Buffer and Streams

The differences between buffers and streams in the context of an asynchronous API in Nodejs.

With buffers, input data is first collected in a buffer. The buffer is sent to the consumer only after all input data is collected.

With streams, input data is sent to consumer in chunks once they become available. In order for this to work, the order of chunks needs to be preserved on the consumer side (but this is taken care of out of the box with Nodejs streams)

Efficiencies

We could look at efficiencies of each in terms of spatial efficiency and time efficiency.

Spatial Efficiency

Buffering becomes an issue if input data is large.
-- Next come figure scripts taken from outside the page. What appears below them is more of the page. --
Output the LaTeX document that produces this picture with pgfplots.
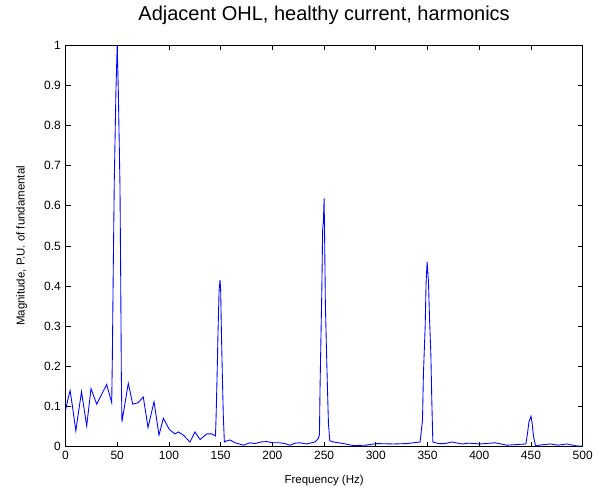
\documentclass[border=0pt]{standalone}
\usepackage{pgfplots}
\pgfplotsset{compat=1.18}
\usepackage{fontspec}
\setmainfont{Liberation Sans}

\begin{document}
\begin{tikzpicture}
% page frame, 605x493 px at 0.75pt/px
\useasboundingbox (-49.1pt,-34.7pt) rectangle (404.6pt,335.05pt);
\begin{axis}[
    scale only axis,
    width=387.9pt, height=301.3pt,
    at={(0,0)}, anchor=south west,
    xmin=0, xmax=500,
    ymin=0, ymax=1,
    xtick={0,50,...,500},
    ytick={0,0.1,...,1},
    tick align=inside,
    major tick length=3.8pt,
    axis line style={line width=0.5pt},
    every tick/.style={black, line width=0.5pt},
    /pgf/number format/assume math mode=true,
    /pgf/number format/fixed,
    ticklabel style={font=\fontsize{9}{10}\selectfont},
    xlabel={Frequency (Hz)},
    ylabel={Magnitude, P.U. of fundamental},
    label style={font=\fontsize{8.6}{10}\selectfont},
    xlabel style={yshift=-4.5pt},
    ylabel style={yshift=6pt},
    title={Adjacent OHL, healthy current, harmonics},
    title style={font=\fontsize{15}{16}\selectfont, at={(0.5,1)}, anchor=base, yshift=12pt},
]
\addplot[color=blue, line width=0.65pt] coordinates {
(0,0.09)(2.5,0.12)(4.5,0.14)(6.5,0.105)(10,0.04)(15.5,0.137)(20.5,0.052)
(24.7,0.145)(30.2,0.106)(39.8,0.155)(44.7,0.11)(45.3,0.22)(46.2,0.444)
(47.2,0.664)(48.8,0.888)(50,1.0)(51.1,0.884)(52.7,0.647)(53.4,0.415)
(54,0.178)(54.6,0.062)(60.7,0.158)(65,0.106)(70.4,0.11)(75.2,0.124)
(79.8,0.048)(85.6,0.112)(90.4,0.029)(94.6,0.071)(100.4,0.043)(105.9,0.032)
(109.1,0.037)(113.9,0.029)(120.4,0.012)(125.2,0.037)(130.1,0.018)
(136.6,0.032)(141.4,0.032)(145,0.027)(145.6,0.075)(146.5,0.17)(147.5,0.29)
(148.5,0.39)(149.4,0.415)(150,0.39)(150.7,0.29)(151.7,0.17)(152.6,0.075)
(153.6,0.012)(156,0.015)(159,0.017)(164,0.01)(172,0.004)(178.4,0.01)
(183,0.008)(189,0.012)(194.6,0.013)(200,0.01)(207.4,0.01)(212,0.008)
(217,0.004)(222,0.009)(226.8,0.01)(233,0.007)(241.3,0.012)(244.5,0.021)
(245.5,0.03)(246.1,0.15)(246.8,0.25)(247.8,0.39)(248.6,0.54)(249.3,0.56)
(250,0.618)(250.6,0.5)(251.2,0.36)(252.2,0.25)(253.2,0.15)(254.2,0.058)
(255.5,0.015)(259,0.012)(268.7,0.008)(278.3,0.003)(290,0.004)(301,0.008)
(317,0.007)(330,0.008)(342.8,0.012)(345.1,0.066)(346,0.18)(347.7,0.30)
(348.6,0.41)(349.6,0.46)(350.9,0.41)(351.9,0.32)(353.2,0.23)(354.1,0.116)
(355.1,0.012)(360.5,0.008)(367,0.008)(373.5,0.012)(383.2,0.007)(390,0.009)
(400.9,0.007)(415.4,0.01)(426.7,0.004)(445,0.007)(446.6,0.033)(448,0.062)
(450,0.076)(451,0.06)(452.5,0.025)(454.4,0.002)(457.3,0.004)(468.6,0.007)
(476,0.004)(484.7,0.007)(494.4,0.002)(500,0.002)
};
\end{axis}
\end{tikzpicture}
\end{document}
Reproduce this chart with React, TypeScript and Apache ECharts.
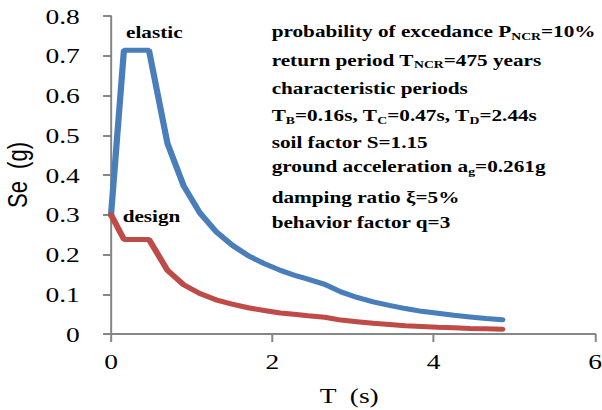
import React, { useEffect, useRef } from "react";
import * as echarts from "echarts";

// Periods T (s) and spectral accelerations Se (g)
const periods = [0, 0.16, 0.47, 0.7, 0.9, 1.1, 1.3, 1.5, 1.7, 1.9, 2.1, 2.3, 2.44, 2.65, 2.85, 3.05, 3.25, 3.45, 3.65, 3.85, 4.05, 4.25, 4.45, 4.65, 4.85];
const elastic = [0.3, 0.714, 0.714, 0.479, 0.373, 0.305, 0.258, 0.224, 0.197, 0.177, 0.16, 0.146, 0.138, 0.125, 0.106, 0.092, 0.081, 0.072, 0.064, 0.057, 0.052, 0.047, 0.043, 0.039, 0.036];
const design = [0.3, 0.238, 0.238, 0.16, 0.124, 0.102, 0.086, 0.075, 0.066, 0.059, 0.053, 0.049, 0.046, 0.042, 0.035, 0.031, 0.027, 0.024, 0.021, 0.019, 0.017, 0.016, 0.014, 0.013, 0.012];

const seriesNames = ["elastic", "design"];
const xTicks = { min: 0, max: 6, interval: 2 };
const yTicks = { min: 0, max: 0.8, interval: 0.1 };

// annotation lines: [main, subscript, main, subscript, ...]
const notes: string[][] = [
  ["probability of excedance P", "NCR", "=10%"],
  ["return period T", "NCR", "=475 years"],
  ["characteristic periods"],
  ["T", "B", "=0.16s, T", "C", "=0.47s, T", "D", "=2.44s"],
  ["soil factor S=1.15"],
  ["ground acceleration a", "g", "=0.261g"],
  ["damping ratio \u03be=5%"],
  ["behavior factor q=3"],
];
const noteY = [31.5, 60, 88.5, 115.5, 142, 166.5, 197, 222];

const SX = 602 / 482;

export default function App() {
  const ref = useRef<HTMLDivElement>(null);
  useEffect(() => {
    if (!ref.current) return;
    const chart = echarts.init(ref.current, undefined, { renderer: "svg" });
    const serif = "'Liberation Serif', 'Times New Roman', serif";
    const axisColor = "#868686";
    const rich = {
      m: { fontFamily: serif, fontWeight: "bold", fontSize: 17, lineHeight: 20, fill: "#000" },
      s: { fontFamily: serif, fontWeight: "bold", fontSize: 11, lineHeight: 8, verticalAlign: "bottom", fill: "#000" },
    };
    const noteGraphics = notes.map((parts, i) => ({
      type: "text",
      x: 217.5,
      y: noteY[i],
      style: {
        text: parts.map((p, j) => (j % 2 === 0 ? `{m|${p}}` : `{s|${p}}`)).join(""),
        rich,
        fill: "#000",
        verticalAlign: "middle",
        align: "left",
      },
    }));
    chart.setOption({
      animation: false,
      backgroundColor: "#fff",
      grid: { left: 88.9, right: 5.6, top: 16, bottom: 76, outerBoundsMode: "none", containLabel: false },
      xAxis: {
        type: "value",
        ...xTicks,
        name: "T  (s)",
        nameLocation: "middle",
        nameGap: 50,
        nameTextStyle: { fontFamily: serif, fontSize: 22, color: "#000", padding: [0, 6, 0, 0] },
        axisLine: { show: true, lineStyle: { color: axisColor, width: 2 } },
        axisTick: { show: true, length: 8, lineStyle: { color: axisColor, width: 1.6 } },
        splitLine: { show: false },
        axisLabel: { fontFamily: serif, fontSize: 22, color: "#000", margin: 16 },
      },
      yAxis: {
        type: "value",
        ...yTicks,
        name: "Se  (g)",
        nameLocation: "middle",
        nameRotate: 90,
        nameGap: 64.5,
        nameTextStyle: { fontFamily: "'Liberation Sans', Arial, sans-serif", fontSize: 22, color: "#000" },
        axisLine: { show: true, lineStyle: { color: axisColor, width: 1.6 } },
        axisTick: { show: true, length: 6.4, lineStyle: { color: axisColor, width: 2 } },
        splitLine: { show: false },
        axisLabel: {
          fontFamily: serif,
          fontSize: 22,
          color: "#000",
          margin: 25,
          formatter: (v: number) => (v === 0 ? "0" : v.toFixed(1)),
        },
      },
      series: [
        {
          name: seriesNames[0],
          type: "line",
          symbol: "none",
          data: periods.map((t, i) => [t, elastic[i]]),
          lineStyle: { color: "#4a7ebb", width: 5, cap: "round" },
        },
        {
          name: seriesNames[1],
          type: "line",
          symbol: "none",
          data: periods.map((t, i) => [t, design[i]]),
          lineStyle: { color: "#be4b48", width: 5, cap: "round" },
        },
      ],
      graphic: [
        {
          type: "text",
          x: 100.9,
          y: 32,
          style: { text: seriesNames[0], fontFamily: serif, fontWeight: "bold", fontSize: 17, fill: "#000", verticalAlign: "middle" },
        },
        {
          type: "text",
          x: 98.2,
          y: 216,
          style: { text: seriesNames[1], fontFamily: serif, fontWeight: "bold", fontSize: 17, fill: "#000", verticalAlign: "middle" },
        },
        ...noteGraphics,
      ],
    });
    return () => chart.dispose();
  }, []);
  return (
    <div style={{ position: "fixed", left: 0, top: 0, width: 602, height: 410, overflow: "hidden", background: "#fff" }}>
      <div
        ref={ref}
        style={{ width: 482, height: 410, transform: `scaleX(${SX})`, transformOrigin: "0 0" }}
      />
    </div>
  );
}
Buffer size needs to be large enough to contain all input data, and its size is constrained by available memory.
V8 engine can only accept buffers that are no larger than ~1gb in size.

Time Efficiency

Buffering requires each stage to complete in its entirety before moving on to the next
Streaming allows concurrency.
E.g. In a program that reads, compresses and writes data, streaming allows the current chunk to be read while the previous chunk is being compressed. In the buffering approach, the compression stage could only begin when all input data is read.

Examples

Example of a program that reads a file, compresses it and writes compressed file.

Gzip with Buffer API:

const fs = require('fs');
const zlib = require('zlib');
const file = process.argv[2];

fs.readFile(file, (err, buffer) => {
  zlib.gzip(buffer, (err, buffer) => {
    fs.writeFile(file + '.gz', buffer, (err) => {
      console.log('File successfully compressed');
    });
  });
});

Gzip with streaming API:

const fs = require('fs');
const zlib = require('zlib');
const file = process.argv[2];
fs.createReadStream(file)
  .pipe(zlib.createGzip())
  .pipe(fs.createWriteStream(file + '.gz'))
  .on('finish', () => console.log('File successfully compressed'));

Notes on Streaming

In considering performance, you want to make sure that you’re not producing too many chunks . The more “chunking” you do, the more overhead that exists in both producing the chunks and parsing the chunks. Furthermore, it also results in more executions of buffering functions if the receiver can’t make immediate use of the chunks. Chunking isn’t always the right answer, it adds extra complexity on the recipient. So if you’re sending small units of things that won’t gain much from streaming, don’t bother with it!